Dédiabolisation ? C’est une évidence. Normalisation ? Ça en prend le chemin.
D’ailleurs, parmi ces 57 %, 19 % des sondés tiennent la principale intéressée pour « très sincère », contre 42 % ne la considérant « pas sincère » du tout. Pour affiner les résultats de cette enquête d’opinion, notons que 60 % de nos compatriotes pensent que la présence du mouvement lepéniste était parfaitement légitime lors de ce défilé. Un résultat qui se monte, sans surprise, à 93 % chez les électeurs du RN, à 97 % pour ceux de Reconquête! et à 78 % des électeurs de Valérie Pécresse, candidate LR lors de la dernière élection présidentielle.
Sans grande surprise non plus, les mélenchonistes sont d’un avis contraire (67 %), tandis que leurs homologues macronistes se divisent sur la question à proportion quasi égale. Et c’est là que la météo politique devient inquiétante pour Emmanuel Macron, dont l’absence lors de la manifestation plus haut évoquée lui vaut des appréciations plus que mitigées : 56 % approuvent cette démarche, contre 46 % de mécontents. On notera donc qu’en y étant présente, Marine Le Pen obtient une approbation légèrement supérieure. Mais il est vrai que cette dernière ne se fait peut-être pas dicter sa politique, intérieure comme extérieure, par l’humoriste Yassine Belattar, à l’instar du locataire élyséen.
À cette embellie sondagière, plusieurs explications possibles
La première, c’est qu’en se rendant à ce défilé, Marine Le Pen ne marche pas pour défendre les politiques israélienne ou palestinienne : mais seulement par empathie pour nos compatriotes de confession juive, victimes de l’insécurité grandissante qu’on sait, surtout dans certains quartiers. S’agissant de leurs homologues de religion musulmane, elle aurait sûrement fait de même, politique patriote et inclusive oblige.
La deuxième consiste à ne pas oublier que Marine Le Pen n’entend manifestement pas transformer ce conflit oriental en guerre des civilisations, à rebours d’un Éric Zemmour où d’une Marion Maréchal dont les prises de position peuvent paraître porteuses de contradictions. En effet, quand le premier se rend en Israël pour défendre la civilisation judéo-chrétienne, la seconde s’en va en Arménie pour y défendre cette même civilisation. Mais qui arme l’Azerbaïdjan musulman contre les chrétiens arméniens, si ce n’est l’État hébreu ? Il est vrai qu’un tel soutien permet à Tel-Aviv d’avoir un œil sur Téhéran, l’Azerbaïdjan et l’Iran ayant des frontières communes…
La troisième, c’est que dans le conflit israélo-palestinien, Marine Le Pen semble savoir raison garder, persistant à promouvoir la solution traditionnelle de la France, celle de deux États, la seule qui vaille, quoique ne paraissant pas devenir d’actualité dans les mois prochains ; c’est le moins qu’on puisse prétendre.

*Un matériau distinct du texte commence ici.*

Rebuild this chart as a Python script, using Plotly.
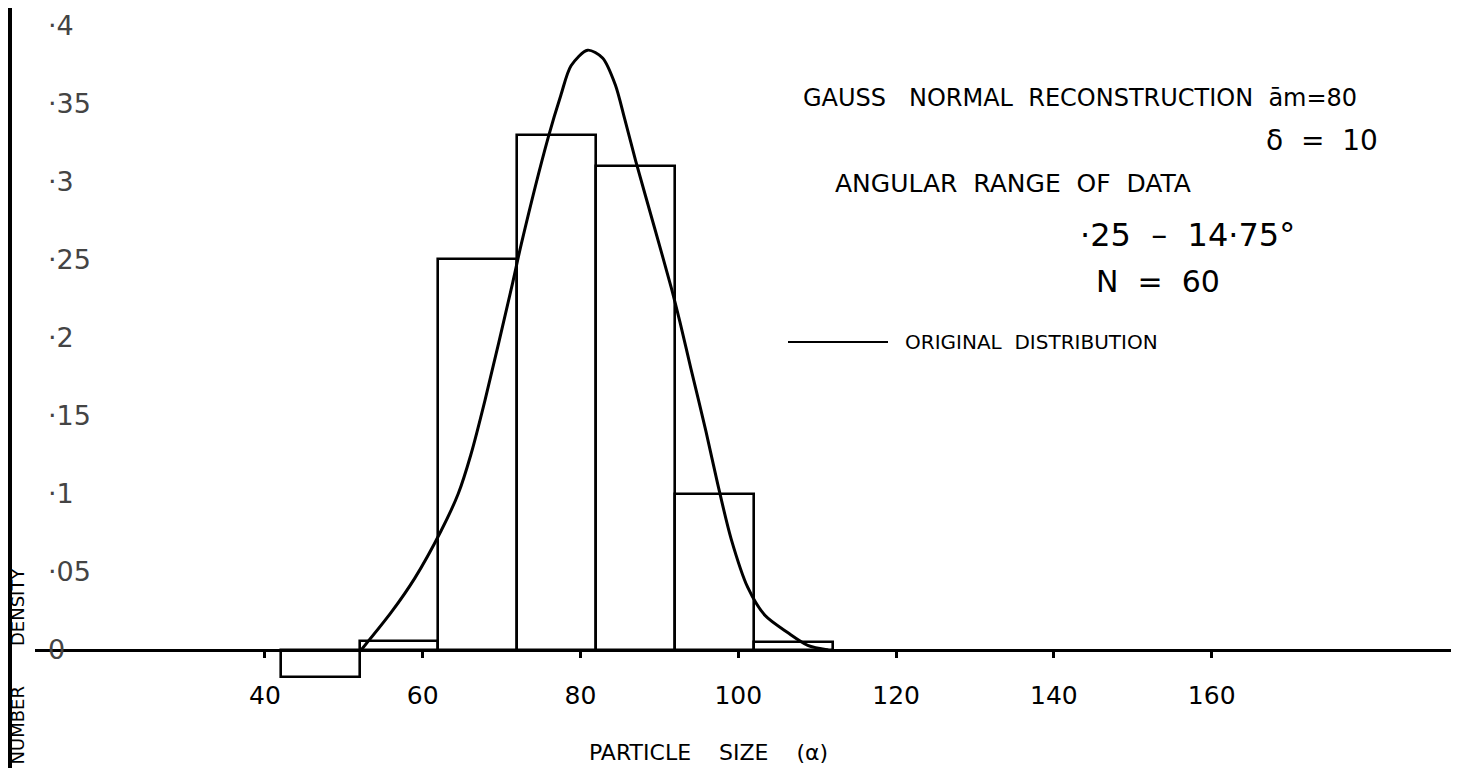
import plotly.graph_objects as go

# ---------------- data ----------------
bin_centers = [47, 57, 67, 77, 87, 97, 107]          # particle size (alpha), bin width 10
bin_values = [-0.017, 0.006, 0.25, 0.33, 0.31, 0.10, 0.005]

curve_x = [52.2, 56.0, 59.0, 62.3, 64.5, 66.1, 67.9, 71.4, 72.5, 75.9, 77.5,
           78.8, 80.9, 82.8, 84.4, 85.6, 87.0, 89.4, 91.5, 92.6, 94.0, 95.9, 97.4,
           99.1, 101.2, 103.4, 106.3, 108.8, 111.4]
curve_y = [0.0, 0.024, 0.046, 0.076, 0.100, 0.125, 0.160, 0.235, 0.260, 0.328, 0.355,
           0.374, 0.384, 0.379, 0.362, 0.340, 0.313, 0.270, 0.232, 0.210, 0.180, 0.140, 0.106,
           0.071, 0.040, 0.022, 0.011, 0.003, 0.0]

x_ticks = [40, 60, 80, 100, 120, 140, 160]
x_tick_labels = ["40", "60", "80", "100", "120", "140", "160"]
y_ticks = [0, 0.05, 0.1, 0.15, 0.2, 0.25, 0.3, 0.35, 0.4]
y_tick_labels = ["0", "·05", "·1", "·15", "·2", "·25", "·3", "·35", "·4"]

# ---------------- layout helpers ----------------
W, H = 1467, 768
FONT = "DejaVu Sans"


def px(x):
    return x / W


def py(y):
    return 1 - y / H


fig = go.Figure()

fig.add_trace(go.Bar(
    x=bin_centers, y=bin_values, width=10,
    marker=dict(color="rgba(0,0,0,0)", line=dict(color="black", width=2.6)),
    showlegend=False, hoverinfo="skip",
))

fig.add_trace(go.Scatter(
    x=curve_x, y=curve_y, mode="lines",
    line=dict(color="black", width=3, shape="spline", smoothing=0.8),
    name="ORIGINAL DISTRIBUTION", showlegend=False,
))

y_lo, y_hi = -0.0807, 0.411
zero_paper = (0 - y_lo) / (y_hi - y_lo)

fig.update_layout(
    width=W, height=H,
    margin=dict(l=0, r=0, t=0, b=0),
    paper_bgcolor="white", plot_bgcolor="white",
    font=dict(family=FONT, color="black"),
    bargap=0,
    xaxis=dict(
        domain=[px(27), px(1443)], range=[10.86, 190.33],
        anchor="free", position=zero_paper,
        showline=True, linecolor="black", linewidth=2.6,
        showgrid=False, zeroline=False,
        ticks="outside", ticklen=6, tickwidth=2.5, tickcolor="black",
        tickvals=x_ticks, ticktext=x_tick_labels,
        tickfont=dict(size=25, family=FONT), ticklabelstandoff=16,
        automargin=False,
    ),
    yaxis=dict(
        domain=[0, 1], range=[y_lo, y_hi],
        showline=False, showgrid=False, zeroline=False,
        ticks="", tickvals=y_ticks, ticktext=y_tick_labels,
        ticklabelposition="inside", ticklabelstandoff=10,
        tickfont=dict(size=27, family=FONT),
        automargin=False,
    ),
)

# scanned page edge on the left
fig.add_shape(type="line", xref="paper", yref="paper", x0=px(2), x1=px(2), y0=0, y1=1,
              line=dict(color="black", width=4))

# legend sample line
fig.add_shape(type="line", xref="paper", yref="paper", x0=px(780), x1=px(880),
              y0=py(334), y1=py(334), line=dict(color="black", width=2.2))

annotations = [
    dict(text="GAUSS   NORMAL  RECONSTRUCTION  ām=80", x=px(793), y=py(90), size=24, xanchor="left"),
    dict(text="δ  =  10", x=px(1372), y=py(132), size=28, xanchor="right"),
    dict(text="ANGULAR  RANGE  OF  DATA", x=px(825), y=py(176), size=25, xanchor="left"),
    dict(text="·25  –  14·75°", x=px(1070), y=py(227), size=32, xanchor="left"),
    dict(text="N  =  60", x=px(1086), y=py(274), size=30, xanchor="left"),
    dict(text="ORIGINAL  DISTRIBUTION", x=px(895), y=py(334), size=20, xanchor="left"),
    dict(text="PARTICLE    SIZE    (α)", x=px(700), y=py(744), size=22, xanchor="center"),
]
for a in annotations:
    fig.add_annotation(text=a["text"], x=a["x"], y=a["y"], xref="paper", yref="paper",
                       xanchor=a["xanchor"], yanchor="middle", showarrow=False,
                       font=dict(size=a["size"], family=FONT, color="black"))

# y-axis title, mostly cut off at the page edge
fig.add_annotation(text="NUMBER       DENSITY", x=px(9), y=py(558), xref="paper", yref="paper",
                   xanchor="center", yanchor="top", textangle=-90, showarrow=False,
                   font=dict(size=18, family=FONT, color="black"))

fig.write_html("out.html")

La quatrième, c’est que l’ensemble de la gauche française se fourvoie en sa vision de ce conflit, ne l’analysant qu’au prisme marxiste : dominants contre dominés, Palestiniens opprimés et oppresseurs israéliens. Alors que Marine Le Pen aurait plutôt tendance à y voir l'affrontement entre deux nationalismes se battant pour la même terre. En la circonstance, chacun a ses raisons, toutes aussi valables l’une et l’autre. Il se trouve seulement que l’époque serait plutôt à la déraison.
Cela, des personnalités telles que Serge Klarsfeld, s’étant bruyamment félicité de la présence du RN dans le cortège en question, ou même un Bernard-Henri Lévy, plus que critique quant à la politique de colonisation sauvage de la Cisjordanie, le reconnaissent.
Bref, Marine Le Pen a semé. Aujourd’hui, elle paraît engranger. Quant aux sondages, ils ne font qu’entériner.